David Green (Books) is the imprint under which I publish booklets of my own poems, or did. The 'Collected Poems' are now available as a pdf. The website is now what it has become. It keeps me out of more trouble than it gets me into. I hope you find at least some of it worthwhile.

Thursday, 26 April 2012

The Magnetic Fields, Royal Festival Hall, April 25th.

The Magnetic Fields, Royal Festival Hall, April 25th.

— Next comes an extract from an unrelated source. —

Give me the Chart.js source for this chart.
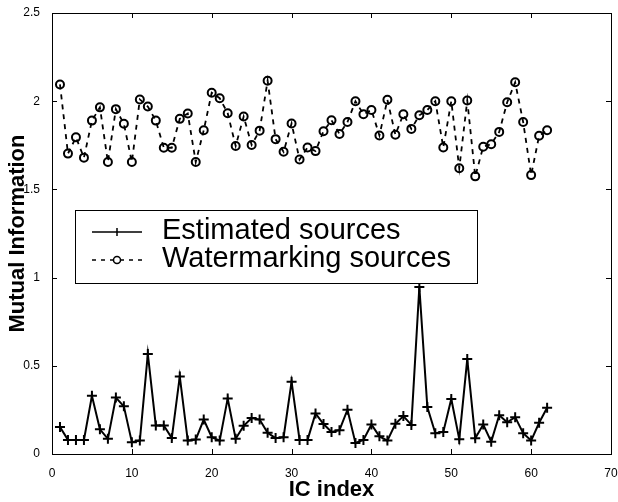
<!DOCTYPE html>
<html>
<head>
<meta charset="utf-8">
<script src="https://cdn.jsdelivr.net/npm/chart.js@4.4.1/dist/chart.umd.min.js"></script>
<style>
  html, body { margin: 0; padding: 0; background: #fff; }
  #wrap { width: 618px; height: 502px; }
</style>
</head>
<body>
<div id="wrap"><canvas id="myChart" width="618" height="502"></canvas></div>
<script>
var icIndex = [1, 2, 3, 4, 5, 6, 7, 8, 9, 10, 11, 12, 13, 14, 15, 16, 17, 18, 19, 20,
  21, 22, 23, 24, 25, 26, 27, 28, 29, 30, 31, 32, 33, 34, 35, 36, 37, 38, 39, 40,
  41, 42, 43, 44, 45, 46, 47, 48, 49, 50, 51, 52, 53, 54, 55, 56, 57, 58, 59, 60, 61, 62];

var estimated = [0.153, 0.08, 0.08, 0.08, 0.33, 0.14, 0.086, 0.32, 0.27, 0.067,
  0.076, 0.567, 0.162, 0.162, 0.09, 0.44, 0.076, 0.082, 0.195, 0.095,
  0.076, 0.315, 0.086, 0.16, 0.204, 0.195, 0.12, 0.09, 0.095, 0.41,
  0.08, 0.08, 0.23, 0.17, 0.125, 0.135, 0.251, 0.063, 0.08, 0.167,
  0.10, 0.076, 0.171, 0.215, 0.165, 0.947, 0.266, 0.118, 0.125, 0.312,
  0.084, 0.538, 0.089, 0.167, 0.07, 0.22, 0.18, 0.209, 0.118, 0.076,
  0.177, 0.262];

var watermarking = [2.095, 1.703, 1.795, 1.68, 1.89, 1.965, 1.655, 1.955, 1.872, 1.655,
  2.01, 1.97, 1.89, 1.736, 1.736, 1.90, 1.93, 1.655, 1.835, 2.048,
  2.017, 1.932, 1.746, 1.913, 1.752, 1.833, 2.116, 1.785, 1.713, 1.874,
  1.669, 1.738, 1.717, 1.83, 1.892, 1.814, 1.882, 2.0, 1.926, 1.95,
  1.806, 2.008, 1.81, 1.926, 1.843, 1.92, 1.95, 2.0, 1.738, 2.0,
  1.62, 2.004, 1.574, 1.742, 1.756, 1.826, 1.994, 2.107, 1.882, 1.581,
  1.804, 1.835];

var xTicks = [0, 10, 20, 30, 40, 50, 60, 70];
var yTicks = [0, 0.5, 1, 1.5, 2, 2.5];
var seriesNames = ['Estimated sources', 'Watermarking sources'];

var FONT = '"Liberation Sans", Arial, Helvetica, sans-serif';

// box, inward ticks and legend, matlab style
var frame = {
  id: 'frame',
  afterDatasetsDraw(chart) {
    const ctx = chart.ctx, a = chart.chartArea, x = chart.scales.x, y = chart.scales.y;
    ctx.save();
    ctx.strokeStyle = '#000';
    ctx.lineWidth = 1;
    ctx.setLineDash([]);
    ctx.strokeRect(Math.round(a.left) + 0.5, Math.round(a.top) + 0.5,
      Math.round(a.right - a.left), Math.round(a.bottom - a.top));
    ctx.beginPath();
    xTicks.forEach(v => {
      const px = Math.round(x.getPixelForValue(v)) + 0.5;
      ctx.moveTo(px, a.bottom); ctx.lineTo(px, a.bottom - 5);
      ctx.moveTo(px, a.top); ctx.lineTo(px, a.top + 5);
    });
    yTicks.forEach(v => {
      const py = Math.round(y.getPixelForValue(v)) + 0.5;
      ctx.moveTo(a.left, py); ctx.lineTo(a.left + 5, py);
      ctx.moveTo(a.right, py); ctx.lineTo(a.right - 5, py);
    });
    ctx.stroke();

    // legend
    const lx = 75.5, ly = 210.5, lw = 402, lh = 73;
    ctx.fillStyle = '#fff';
    ctx.fillRect(lx, ly, lw, lh);
    ctx.strokeRect(lx, ly, lw, lh);
    const rows = [232, 260];
    ctx.lineWidth = 1.5;
    // row 1: solid with plus
    ctx.beginPath();
    ctx.moveTo(92, rows[0]); ctx.lineTo(142, rows[0]);
    ctx.moveTo(117, rows[0] - 4); ctx.lineTo(117, rows[0] + 4);
    ctx.moveTo(114, rows[0]); ctx.lineTo(120, rows[0]);
    ctx.stroke();
    // row 2: dashed with circle
    ctx.setLineDash([4, 5]);
    ctx.beginPath();
    ctx.moveTo(92, rows[1]); ctx.lineTo(113, rows[1]);
    ctx.moveTo(142, rows[1]); ctx.lineTo(121, rows[1]);
    ctx.stroke();
    ctx.setLineDash([]);
    ctx.beginPath();
    ctx.arc(117, rows[1], 3.5, 0, Math.PI * 2);
    ctx.stroke();
    ctx.fillStyle = '#000';
    ctx.font = '29px ' + FONT;
    ctx.textBaseline = 'alphabetic';
    ctx.textAlign = 'left';
    ctx.fillText(seriesNames[0], 162, 239);
    ctx.fillText(seriesNames[1], 162, 267);
    ctx.restore();
  }
};

const ctx = document.getElementById('myChart');

var chart = new Chart(ctx, {
  type: 'line',
  data: {
    datasets: [{
      label: seriesNames[0],
      data: icIndex.map((v, i) => ({x: v, y: estimated[i]})),
      borderColor: '#000',
      borderWidth: 2,
      pointStyle: 'cross',
      pointRadius: 5,
      pointBorderWidth: 2,
      pointBorderColor: '#000',
      pointBackgroundColor: '#000',
      tension: 0
    }, {
      label: seriesNames[1],
      data: icIndex.map((v, i) => ({x: v, y: watermarking[i]})),
      borderColor: '#000',
      borderWidth: 1.8,
      borderDash: [5, 5],
      pointStyle: 'circle',
      pointRadius: 4,
      pointBorderWidth: 2,
      pointBorderColor: '#000',
      pointBackgroundColor: 'rgba(0,0,0,0)',
      tension: 0
    }]
  },
  options: {
    responsive: false,
    animation: false,
    devicePixelRatio: 1,
    layout: { padding: { top: 13, right: 7, left: 0, bottom: 0 } },
    plugins: {
      legend: { display: false },
      tooltip: { enabled: false }
    },
    scales: {
      x: {
        type: 'linear',
        min: 0,
        max: 70,
        afterBuildTicks: s => { s.ticks = xTicks.map(v => ({value: v})); },
        afterFit: s => { s.height = 48; s.paddingLeft = 0; s.paddingRight = 0; },
        grid: { display: false },
        border: { display: false },
        ticks: { color: '#000', font: { family: FONT, size: 12 }, padding: 4, maxRotation: 0,
          callback: v => String(v) },
        title: {
          display: true,
          text: 'IC index',
          color: '#000',
          font: { family: FONT, size: 22, weight: 'bold', lineHeight: 1.1 },
          padding: { top: 0, bottom: 0 }
        }
      },
      y: {
        min: 0,
        max: 2.5,
        afterBuildTicks: s => { s.ticks = yTicks.map(v => ({value: v})); },
        afterFit: s => { s.width = 52; s.paddingTop = 0; s.paddingBottom = 0; },
        grid: { display: false },
        border: { display: false },
        ticks: { color: '#000', font: { family: FONT, size: 12 }, padding: 4,
          callback: v => String(v) },
        title: {
          display: true,
          text: 'Mutual Information',
          color: '#000',
          font: { family: FONT, size: 22, weight: 'bold', lineHeight: 1.2 },
          padding: { top: 5, bottom: 0 }
        }
      }
    }
  },
  plugins: [frame]
});
</script>
</body>
</html>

It seems so late in the story of pop music that a support band hoping to make their way in it now appears touching and quaint. Three girls and two boys called Tender Trap had all their credentials in place with 60's pop harmonies, aspiration and enthusiasm and they were very good. Clearly the history of pop hasn't finished yet from the point of view of their age group. Quite fittingly, the sensibility was something like that of the early Magnetic Fields albums with gorgeous harmonies and retro aesthetic, as if anything can be anything but 'retro' by now. Most movingly, they finished on a cover of X-Ray Spex's Germ Free Adolescents.
Those of us mean enough to recognize it might be thinking that the Magnetic Fields are in a slow decline with each successive album providing fewer masterpieces than the last although somehow that is inevitable. Luckily they have a back catalogue of such quantity and quality that a completely wonderful set can be left in the dressing room and there's an utterly sensational one still to give. Yes, four or five songs from Love at the Bottom of the Sea underwhelmed in comparison with the classic titles and what wouldn't. Some of these are like exercises from a songwriting class, litanies of same rhymes from the rhyming dictionary made to fit, but done elegantly enough. This can be done to great effect but even Stephin is not Paul Muldoon or Roddy Lumsden when it comes to making it work properly.
There were outings for a few lesser known items from the early albums like Get Lost and The Charm of the Highway Strip and they were welcome but the major hits included here were Chicken with its Head Cut Off, The Book Of Love, Buzby Berkeley Dreams, No One Will Ever Love You, It's Only Time with the glorious All My Little Words in the encore and, until you hear them all lined up in the same set, you realize how easy it is to forget just what an oeuvre this is.
Many songs, perhaps in Bob Dylan fashion, were in new arrangements and Stephin, Sylvia and Claudia took the lead on pieces originally sung by one of the others, like Stephin singing Come Back from San Francisco,
Come back from San Francisco
and kiss me, I've quit smoking.
but there were further innovations, like Shirley now playing a ukelele and virtuoso guitar parts played by John Woo. Stephin sat at a harmonium with a synthesized mouthpiece that recalled Peter Frampton's heyday for a few of the horror-struck amongst us but mercifully he didn't use it much. In fact, he was as low profile as a lead man can be, but with such an ensemble to his right, he presumably takes the view that there's no point having a dog and barking yourself.  You wouldn't ever accuse him of the happy, endearing demeanour of Tender Trap but the lugubrious nature is well practiced and all ironies tacitly understood.
So although nowadays I have precious few contemporary popular music acts to compare them with, The Magnetic Fields are surely the best in the world. Surely by a distance.